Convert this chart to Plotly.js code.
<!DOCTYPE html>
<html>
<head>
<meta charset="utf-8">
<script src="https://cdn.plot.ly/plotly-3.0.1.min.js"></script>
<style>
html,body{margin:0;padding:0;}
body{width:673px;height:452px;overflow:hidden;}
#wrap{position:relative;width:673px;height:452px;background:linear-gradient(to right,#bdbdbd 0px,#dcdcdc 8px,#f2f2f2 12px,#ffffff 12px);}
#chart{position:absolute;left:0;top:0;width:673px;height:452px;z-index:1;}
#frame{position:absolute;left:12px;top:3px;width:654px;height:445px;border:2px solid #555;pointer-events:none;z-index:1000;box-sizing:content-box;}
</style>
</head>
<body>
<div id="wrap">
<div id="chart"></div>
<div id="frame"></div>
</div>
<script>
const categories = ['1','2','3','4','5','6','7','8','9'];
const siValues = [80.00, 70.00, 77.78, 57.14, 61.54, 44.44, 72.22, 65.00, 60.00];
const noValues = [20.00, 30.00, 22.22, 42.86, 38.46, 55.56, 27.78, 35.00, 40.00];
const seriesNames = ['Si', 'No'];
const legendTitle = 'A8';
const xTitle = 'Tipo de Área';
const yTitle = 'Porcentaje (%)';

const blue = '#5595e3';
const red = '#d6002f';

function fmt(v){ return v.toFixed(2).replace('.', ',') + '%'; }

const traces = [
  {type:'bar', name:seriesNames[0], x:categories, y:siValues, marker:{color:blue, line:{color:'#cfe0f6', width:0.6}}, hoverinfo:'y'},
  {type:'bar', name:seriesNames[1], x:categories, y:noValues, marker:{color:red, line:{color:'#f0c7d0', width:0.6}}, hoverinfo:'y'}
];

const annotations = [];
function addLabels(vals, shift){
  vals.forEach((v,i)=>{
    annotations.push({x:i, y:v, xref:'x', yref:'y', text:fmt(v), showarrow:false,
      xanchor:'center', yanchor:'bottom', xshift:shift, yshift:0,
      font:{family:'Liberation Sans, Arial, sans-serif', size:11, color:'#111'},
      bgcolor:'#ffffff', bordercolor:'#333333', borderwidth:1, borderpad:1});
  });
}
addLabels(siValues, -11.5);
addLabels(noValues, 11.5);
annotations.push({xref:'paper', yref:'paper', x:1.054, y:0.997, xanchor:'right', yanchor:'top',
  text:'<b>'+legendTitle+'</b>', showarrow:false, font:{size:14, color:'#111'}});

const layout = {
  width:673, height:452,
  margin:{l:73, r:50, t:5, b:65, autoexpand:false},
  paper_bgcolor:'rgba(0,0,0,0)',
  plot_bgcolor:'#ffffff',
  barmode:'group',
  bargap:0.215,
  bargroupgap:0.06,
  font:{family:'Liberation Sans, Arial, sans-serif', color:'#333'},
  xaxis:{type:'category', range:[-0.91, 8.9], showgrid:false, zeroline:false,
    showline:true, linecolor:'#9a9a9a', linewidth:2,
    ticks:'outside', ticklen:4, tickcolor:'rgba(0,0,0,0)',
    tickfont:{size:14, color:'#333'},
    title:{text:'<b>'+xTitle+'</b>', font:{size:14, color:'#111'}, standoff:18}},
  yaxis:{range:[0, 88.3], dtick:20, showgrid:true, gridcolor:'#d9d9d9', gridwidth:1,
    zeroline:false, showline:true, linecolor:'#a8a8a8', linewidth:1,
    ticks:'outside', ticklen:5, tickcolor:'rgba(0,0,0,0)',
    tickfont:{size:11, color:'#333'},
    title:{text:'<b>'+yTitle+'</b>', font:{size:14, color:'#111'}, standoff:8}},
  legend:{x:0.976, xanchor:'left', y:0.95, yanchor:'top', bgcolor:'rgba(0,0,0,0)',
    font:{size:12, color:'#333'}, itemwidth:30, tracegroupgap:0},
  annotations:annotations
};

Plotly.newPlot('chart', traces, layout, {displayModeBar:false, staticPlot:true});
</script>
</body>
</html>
====
Task instructions:
Extract all of the data shown above without alteration.

Solution:
Convert this chart to Plotly.js code.
<!DOCTYPE html>
<html>
<head>
<meta charset="utf-8">
<script src="https://cdn.plot.ly/plotly-3.0.1.min.js"></script>
<style>
html,body{margin:0;padding:0;}
body{width:673px;height:452px;overflow:hidden;}
#wrap{position:relative;width:673px;height:452px;background:linear-gradient(to right,#bdbdbd 0px,#dcdcdc 8px,#f2f2f2 12px,#ffffff 12px);}
#chart{position:absolute;left:0;top:0;width:673px;height:452px;z-index:1;}
#frame{position:absolute;left:12px;top:3px;width:654px;height:445px;border:2px solid #555;pointer-events:none;z-index:1000;box-sizing:content-box;}
</style>
</head>
<body>
<div id="wrap">
<div id="chart"></div>
<div id="frame"></div>
</div>
<script>
const categories = ['1','2','3','4','5','6','7','8','9'];
const siValues = [80.00, 70.00, 77.78, 57.14, 61.54, 44.44, 72.22, 65.00, 60.00];
const noValues = [20.00, 30.00, 22.22, 42.86, 38.46, 55.56, 27.78, 35.00, 40.00];
const seriesNames = ['Si', 'No'];
const legendTitle = 'A8';
const xTitle = 'Tipo de Área';
const yTitle = 'Porcentaje (%)';

const blue = '#5595e3';
const red = '#d6002f';

function fmt(v){ return v.toFixed(2).replace('.', ',') + '%'; }

const traces = [
  {type:'bar', name:seriesNames[0], x:categories, y:siValues, marker:{color:blue, line:{color:'#cfe0f6', width:0.6}}, hoverinfo:'y'},
  {type:'bar', name:seriesNames[1], x:categories, y:noValues, marker:{color:red, line:{color:'#f0c7d0', width:0.6}}, hoverinfo:'y'}
];

const annotations = [];
function addLabels(vals, shift){
  vals.forEach((v,i)=>{
    annotations.push({x:i, y:v, xref:'x', yref:'y', text:fmt(v), showarrow:false,
      xanchor:'center', yanchor:'bottom', xshift:shift, yshift:0,
      font:{family:'Liberation Sans, Arial, sans-serif', size:11, color:'#111'},
      bgcolor:'#ffffff', bordercolor:'#333333', borderwidth:1, borderpad:1});
  });
}
addLabels(siValues, -11.5);
addLabels(noValues, 11.5);
annotations.push({xref:'paper', yref:'paper', x:1.054, y:0.997, xanchor:'right', yanchor:'top',
  text:'<b>'+legendTitle+'</b>', showarrow:false, font:{size:14, color:'#111'}});

const layout = {
  width:673, height:452,
  margin:{l:73, r:50, t:5, b:65, autoexpand:false},
  paper_bgcolor:'rgba(0,0,0,0)',
  plot_bgcolor:'#ffffff',
  barmode:'group',
  bargap:0.215,
  bargroupgap:0.06,
  font:{family:'Liberation Sans, Arial, sans-serif', color:'#333'},
  xaxis:{type:'category', range:[-0.91, 8.9], showgrid:false, zeroline:false,
    showline:true, linecolor:'#9a9a9a', linewidth:2,
    ticks:'outside', ticklen:4, tickcolor:'rgba(0,0,0,0)',
    tickfont:{size:14, color:'#333'},
    title:{text:'<b>'+xTitle+'</b>', font:{size:14, color:'#111'}, standoff:18}},
  yaxis:{range:[0, 88.3], dtick:20, showgrid:true, gridcolor:'#d9d9d9', gridwidth:1,
    zeroline:false, showline:true, linecolor:'#a8a8a8', linewidth:1,
    ticks:'outside', ticklen:5, tickcolor:'rgba(0,0,0,0)',
    tickfont:{size:11, color:'#333'},
    title:{text:'<b>'+yTitle+'</b>', font:{size:14, color:'#111'}, standoff:8}},
  legend:{x:0.976, xanchor:'left', y:0.95, yanchor:'top', bgcolor:'rgba(0,0,0,0)',
    font:{size:12, color:'#333'}, itemwidth:30, tracegroupgap:0},
  annotations:annotations
};

Plotly.newPlot('chart', traces, layout, {displayModeBar:false, staticPlot:true});
</script>
</body>
</html>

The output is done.